11. Electrohydraulic brake unit (10) according to claim 1, characterized in that the unit body (100) has fluid lines that open out into the recess (200).

12. Electrohydraulic brake unit (10) according to claims 3 and 11, characterized in that the in-/outflow channels (236, 238) in the hollow cylinder (202), in the assembled state in the unit body (100), coincide with fluid lines (232, 234) that open out into the recess (200).

13. Fluid lines (232, 234) according to claim 12, characterized in that each fluid line (232, 234) opening out into the recess comprises at least one throttle device, which is, in particular electromechanically or electromagnetically, adjustable.

14. Fluid lines (232, 234) according to claim 13, characterized in that each fluid line (232, 234) comprises a bypass channel that bypasses said fluid line (232, 234) with throttle device.

15. Fluid lines (232, 234) according to claim 14, characterized in that the bypass channel comprises a non-return valve that allows hydraulic fluid to pass substantially unimpeded into the pressure chamber (228) and prevents hydraulic fluid from leaving.

16. Electrohydraulic brake unit (10) according to the preceding claims, characterized in that the simulator (52, 53) integrated at least partially into the unit body (100) is covered by a single- or multiple-piece housing.

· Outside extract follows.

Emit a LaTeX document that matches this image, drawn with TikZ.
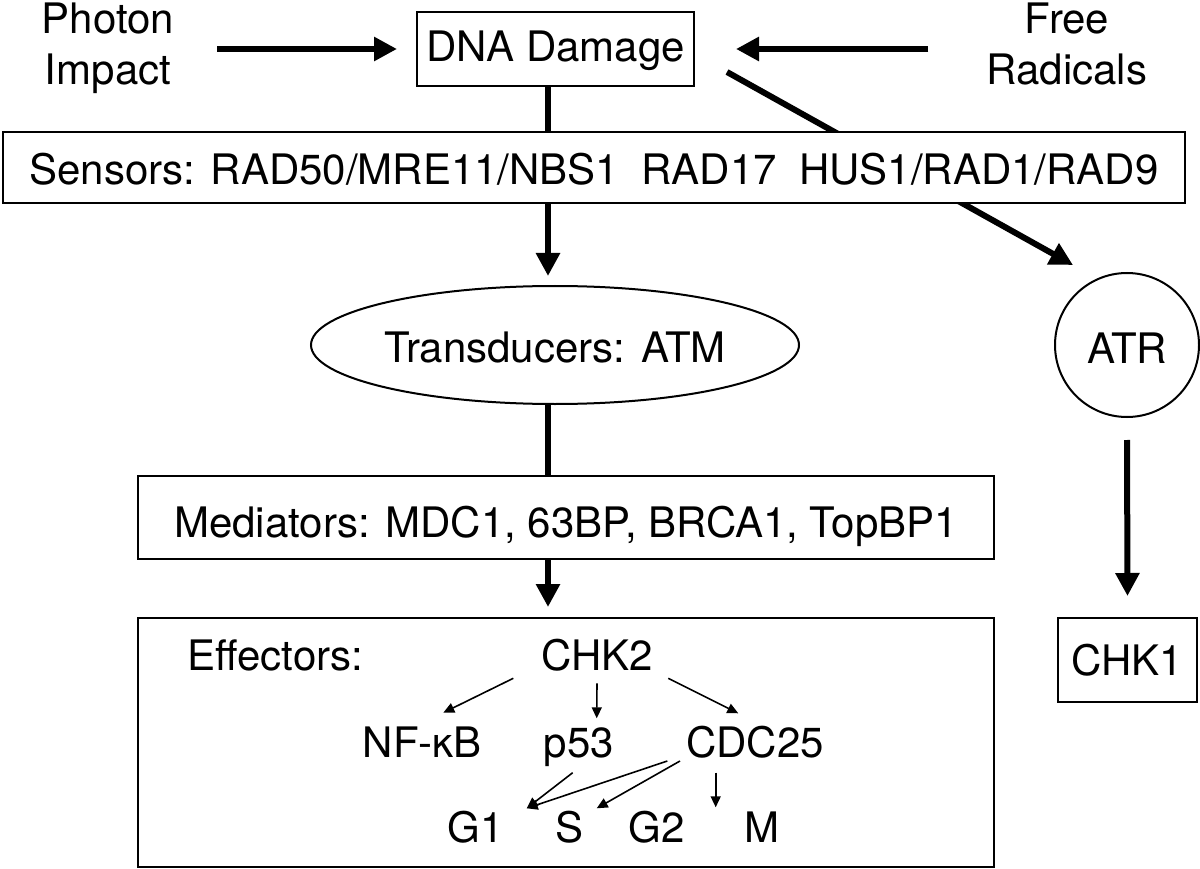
\documentclass[tikz,border=0pt]{standalone}
\usepackage{fontspec}
\setmainfont{TeX Gyre Heros}
\usetikzlibrary{arrows.meta,calc,shapes.geometric,backgrounds}
\begin{document}
\begin{tikzpicture}[x=1pt,y=-1pt,
  every node/.style={inner sep=0pt, outer sep=0pt, font=\fontsize{42}{51}\selectfont},
  box/.style={draw, line width=2pt, fill=white},
  thickarrow/.style={line width=6pt, -{Triangle[length=23pt,width=23pt]}},
  thickline/.style={line width=6pt},
  thinarrow/.style={line width=1.6pt, -{Triangle[length=11pt,width=10pt]}},
]
\useasboundingbox (0,0) rectangle (1200,869);

% top texts
\node[align=center, anchor=north] (photon) at (108,3) {Photon\\Impact};
\node[align=center, anchor=north] (free) at (1067,3) {Free\\Radicals};

% boxes
\node[box, anchor=north west, minimum width=277pt, text height=50pt, text depth=24pt] (dna) at (417,12) {DNA Damage};
\node[box, anchor=north west, minimum width=1182pt, text height=53pt, text depth=18pt] (sensor) at (3,132)
  {Sensors: RAD50/MRE11/NBS1\hspace{0.53em}RAD17\hspace{0.53em}HUS1/RAD1/RAD9};
\node[box, ellipse, minimum width=488pt, minimum height=118pt, text height=34pt, text depth=0pt] (trans) at (555,345) {Transducers: ATM};
\node[box, circle, minimum size=144pt, text height=36pt, text depth=0pt] (atr) at (1127,345) {ATR};
\node[box, anchor=north west, minimum width=856pt, text height=61pt, text depth=22pt] (med) at (138,476) {Mediators: MDC1, 63BP, BRCA1, TopBP1};
\node[box, anchor=north west, minimum width=856pt, minimum height=249pt] (eff) at (138,618) {};
\node[box, anchor=north west, minimum width=139pt, text height=57pt, text depth=27pt] (chk1) at (1058,618) {CHK1};

% effectors contents
\node[anchor=base west] (efflabel) at (187,670) {Effectors:};
\node[anchor=base] (chk2) at (597,670) {CHK2};
\node[anchor=base] (nfkb) at (422,757) {NF-κB};
\node[anchor=base] (p53) at (579,757) {p53};
\node[anchor=base] (cdc25) at (755,757) {CDC25};
\node[anchor=base] (nG1) at (476,842) {G1};
\node[anchor=base] (nS) at (570,842) {S};
\node[anchor=base] (nG2) at (657,842) {G2};
\node[anchor=base] (nM) at (762,842) {M};

% main axis
\coordinate (ax) at (548,0);
\draw[thickline] (ax |- dna.south) -- (ax |- sensor.north);
\draw[thickarrow] (ax |- sensor.south) -- ($(ax |- trans.north)+(0,-10)$);
\draw[thickline] (ax |- trans.south) -- (ax |- med.north);
\draw[thickarrow] (ax |- med.south) -- ($(ax |- eff.north)+(0,-11)$);

% inputs
\draw[thickarrow] ($(photon.east |- dna.west)+(43,0)$) -- ($(dna.west)+(-20,0)$);
\draw[thickarrow] ($(free.west |- dna.east)+(-58.5,0)$) -- ($(dna.east)+(42,0)$);

% ATR branch
\begin{scope}[on background layer]
\draw[thickarrow] ($(dna.east)+(33,23)$) -- ($(atr.north)+(-54,-8)$);
\end{scope}
\draw[thickarrow] ($(atr.south)+(0,23)$) -- ($(chk1.north)+(0,-22)$);

% effector arrows
\draw[thinarrow] ($(chk2.base)+(-83.7,8.3)$) -- ($(nfkb.base)+(21.3,-44.3)$);
\draw[thinarrow] ($(chk2.base)+(0,13.3)$) -- ($(p53.base)+(17.7,-38.7)$);
\draw[thinarrow] ($(chk2.base)+(71.3,8.3)$) -- ($(cdc25.base)+(-16.7,-43.7)$);
\draw[thinarrow] ($(p53.base)+(-6.3,15.7)$) -- ($(nG1.base)+(50.7,-33.7)$);
\draw[thinarrow] ($(cdc25.base)+(-87.7,4)$) -- ($(nG1.base)+(50.7,-33.7)$);
\draw[thinarrow] ($(cdc25.base)+(-75,4)$) -- ($(nS.base)+(26.7,-33.7)$);
\draw[thinarrow] ($(cdc25.base)+(-39.3,15.7)$) -- ($(nM.base)+(-46.3,-34.7)$);
\end{tikzpicture}
\end{document}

17. Assembly group of a simulation unit (150, 250) having

a cylinder/piston arrangement (250) comprising a hollow cylinder (202) and a piston (204) displaceable therein, wherein the piston (204) divides the hollow cylinder (202) into two chambers (228, 230) demarcated in a fluid-proof manner from to one another and the hollow cylinder (202) has at least one in-/outflow channel (236, 238) per chamber (228, 230), which channels in the assembled state in the unit body (100) coincide with the fluid lines (232, 234) that open out into the recess (200), and

a resetting spring arrangement (150), which is connected to the cylinder/piston arrangement (250) and comprises at least one spring element (104, 106).